Issue No. 191 - February 16, 2024

 

City Politics

  • If you haven’t caught it yet,  the DSA-LA has released its voter guide for the upcoming statewide primary election. Ballots for the upcoming primary election began being mailed on February 5, and voting closes on March 5. Here’s how to vote.

 

  • Former city councilmember Mike Bonin co-penned an article in the Nation about the growing corporate and police campaign to “reverse the tide of DSA extremists,” with significant support from real estate villains such as Rick Caruso and Douglas Emmett.

Transportation

 

  • As worker pushback against Lyft’s potential takeover of the LA Metro bikeshare program becomes a national story, Jacobin platforms an interview — conducted by a DSA-LA organizer — with a field technician with Bicycle Transit Systems, the unionized company that currently holds the bikeshare contract.

Police Violence and Community Resistance

  • LA Public Press reveals that nearly 40% of sworn employees of the Los Angeles County Sheriff’s Department do not live in Los Angeles County, with several living out of state.

 

  • State regulators on Thursday voted unanimously to find two LA County juvenile correction facilities —  Los Padrinos Juvenile Hall in Downey and Barry J. Nidorf Juvenile Hall in Sylmar — unsuitable for use, the latest in a series of scathing judgments of the county’s Probation Department. The facilities must close if dramatic improvements are not made.

 

  • Los Angeles City Attorney Hydee Feldstein Soto has initiated another malicious lawsuit against the journalist who published police headshots he had received through a public records request.
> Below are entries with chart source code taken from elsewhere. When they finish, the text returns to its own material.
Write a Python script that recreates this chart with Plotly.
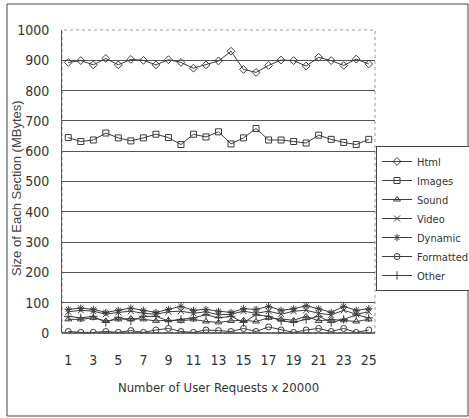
import plotly.graph_objects as go

requests = list(range(1, 26))
tick_labels = [str(i) for i in range(1, 26, 2)]

html = [893, 899, 885, 906, 885, 903, 900, 885, 902, 893, 874, 885, 898, 930, 870, 860, 883, 901, 899, 881, 910, 899, 883, 904, 888]
images = [645, 632, 637, 660, 644, 634, 644, 656, 645, 622, 656, 647, 664, 624, 644, 675, 637, 637, 632, 627, 653, 639, 629, 622, 639]
sound = [45, 45, 50, 40, 45, 48, 45, 40, 42, 40, 45, 38, 35, 40, 42, 38, 50, 45, 42, 55, 40, 45, 42, 38, 45]
video = [70, 75, 72, 62, 68, 72, 65, 62, 70, 72, 65, 70, 60, 62, 72, 65, 72, 62, 72, 75, 65, 60, 75, 62, 70]
dynamic = [78, 82, 78, 68, 75, 82, 75, 68, 78, 88, 75, 78, 72, 68, 80, 78, 88, 75, 80, 90, 80, 68, 88, 75, 80]
formatted = [5, 2, 2, 5, 2, 8, 2, 10, 15, 5, 2, 10, 8, 5, 15, 5, 20, 10, 2, 10, 15, 5, 15, 2, 10]
other = [55, 50, 55, 35, 52, 40, 55, 55, 40, 45, 50, 60, 50, 55, 35, 60, 55, 40, 35, 45, 55, 35, 45, 60, 50]

series = [
    ("Html", html, "diamond-open"),
    ("Images", images, "square-open"),
    ("Sound", sound, "triangle-up-open"),
    ("Video", video, "x-thin"),
    ("Dynamic", dynamic, "asterisk"),
    ("Formatted", formatted, "circle-open"),
    ("Other", other, "cross-thin"),
]

LINE = "#3a3a3a"
FONT = "Liberation Sans Narrow, DejaVu Sans Condensed, Arial Narrow, Liberation Sans, Arial"

fig = go.Figure()
for name, vals, sym in series:
    fig.add_trace(go.Scatter(
        x=requests, y=vals, name=name, mode="lines+markers",
        line=dict(color=LINE, width=1),
        marker=dict(symbol=sym, size=6, color=LINE, line=dict(color=LINE, width=1)),
    ))

W, H = 469, 418
L, R, T, B = 62, 375, 30, 333
pw, ph = R - L, B - T

def px(x):
    return (x - L) / pw

def py(y):
    return (B - y) / ph

fig.update_layout(
    width=W, height=H,
    margin=dict(l=L, r=W - R, t=T, b=H - B, autoexpand=False),
    paper_bgcolor="white", plot_bgcolor="white",
    font=dict(family=FONT, size=13, color="#333"),
    showlegend=True,
    legend=dict(
        x=px(376), y=py(146), xanchor="left", yanchor="top",
        bordercolor="#444", borderwidth=1, bgcolor="white",
        font=dict(family=FONT, size=11, color="#333"),
        tracegroupgap=0, itemwidth=30,
    ),
    xaxis=dict(
        range=[0.5, 25.5], tickmode="array",
        tickvals=list(range(1, 26, 2)), ticktext=tick_labels,
        showgrid=False, zeroline=False, showline=False,
        ticks="outside", ticklen=14, tickcolor="rgba(0,0,0,0)",
        tickfont=dict(family=FONT, size=14, color="#333"),
        title=dict(text="Number of User Requests x 20000",
                   font=dict(family=FONT, size=13, color="#333"), standoff=16),
    ),
    yaxis=dict(
        range=[0, 1000], dtick=100,
        showgrid=True, gridcolor="#555", gridwidth=1,
        zeroline=False, showline=True, linecolor="#555", linewidth=1,
        ticks="outside", ticklen=9, tickcolor="rgba(0,0,0,0)",
        tickfont=dict(family=FONT, size=14, color="#333"),
    ),
    annotations=[
        dict(text="Size of Each Section (MBytes)", xref="paper", yref="paper",
             x=px(16), y=py(188), textangle=-90, showarrow=False,
             xanchor="center", yanchor="middle",
             font=dict(family="Liberation Sans, Arial", size=13, color="#444")),
    ],
    shapes=[
        dict(type="rect", xref="paper", yref="paper", x0=0, x1=1, y0=0, y1=1,
             line=dict(color="#999", width=1, dash="dot"), layer="below"),
        dict(type="line", xref="paper", yref="paper", x0=0, x1=1, y0=0, y1=0,
             line=dict(color="#444", width=1.5)),
        dict(type="rect", xref="paper", yref="paper",
             x0=px(7), x1=px(468), y0=py(416), y1=py(4),
             line=dict(color="#444", width=1)),
    ],
)

fig.write_html("out.html", config={"displayModeBar": False},
               post_script="document.body.style.margin='0';")
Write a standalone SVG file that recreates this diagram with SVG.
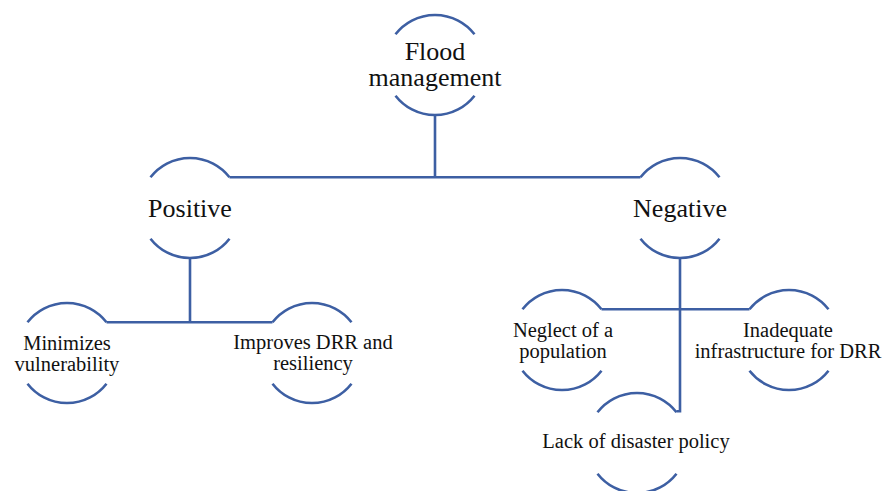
<svg xmlns="http://www.w3.org/2000/svg" width="887" height="491" viewBox="0 0 887 491">
<style>
.arc{fill:none;stroke:#3d5fa3;stroke-width:2.6}
.con{fill:none;stroke:#3d5fa3;stroke-width:2.6}
.t1{font-family:"Liberation Serif","Times New Roman",serif;font-size:26px;fill:#111;text-anchor:middle}
.t2{font-family:"Liberation Serif","Times New Roman",serif;font-size:20.5px;fill:#111;text-anchor:middle}
</style>
<defs>
<path id="caps" d="M-39.5 -30.7 A50 50 0 0 1 39.5 -30.7 M-39.5 30.7 A50 50 0 0 0 39.5 30.7"/>
</defs>
<rect width="887" height="491" fill="#fff"/>
<g id="connectors">
<path class="con" d="M435 115 V177.3 M229.5 177.3 H640.5"/>
<path class="con" d="M190 258 V322.3 M106.5 322.3 H272.5"/>
<path class="con" d="M680 258 V411.3 H676.5 M601.5 309.3 H749.5"/>
</g>
<g id="flood"><use href="#caps" class="arc" x="435" y="65"/><text class="t1" x="435" y="60">Flood</text><text class="t1" x="435" y="86">management</text></g>
<g id="positive"><use href="#caps" class="arc" x="190" y="208"/><text class="t1" x="190" y="217">Positive</text></g>
<g id="negative"><use href="#caps" class="arc" x="680" y="208"/><text class="t1" x="680" y="217">Negative</text></g>
<g id="minimizes"><use href="#caps" class="arc" x="67" y="353"/><text class="t2" x="67" y="350">Minimizes</text><text class="t2" x="67" y="371">vulnerability</text></g>
<g id="improves"><use href="#caps" class="arc" x="312" y="353"/><text class="t2" x="313" y="349">Improves DRR and</text><text class="t2" x="313" y="370">resiliency</text></g>
<g id="neglect"><use href="#caps" class="arc" x="562" y="340"/><text class="t2" x="563" y="337">Neglect of a</text><text class="t2" x="563" y="358">population</text></g>
<g id="inadequate"><use href="#caps" class="arc" x="789" y="340"/><text class="t2" x="788" y="337">Inadequate</text><text class="t2" x="788" y="358">infrastructure for DRR</text></g>
<g id="lack"><use href="#caps" class="arc" x="637" y="443"/><text class="t2" x="636" y="448">Lack of disaster policy</text></g>
</svg>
An OC Register op-ed puts this in the context of a national trend of judges and other government authorities wildly overstepping their authority, to censor the press.

Climate

  • California banned plastic bags nearly a decade ago. However, stores have worked around this ban by making technically reusable bags available inexpensively at the register. These bags are frequently treated as disposable, and are made of a plastic that is even harder to recycle than standard grocery store bags. A newly proposed state law would ban these, as well.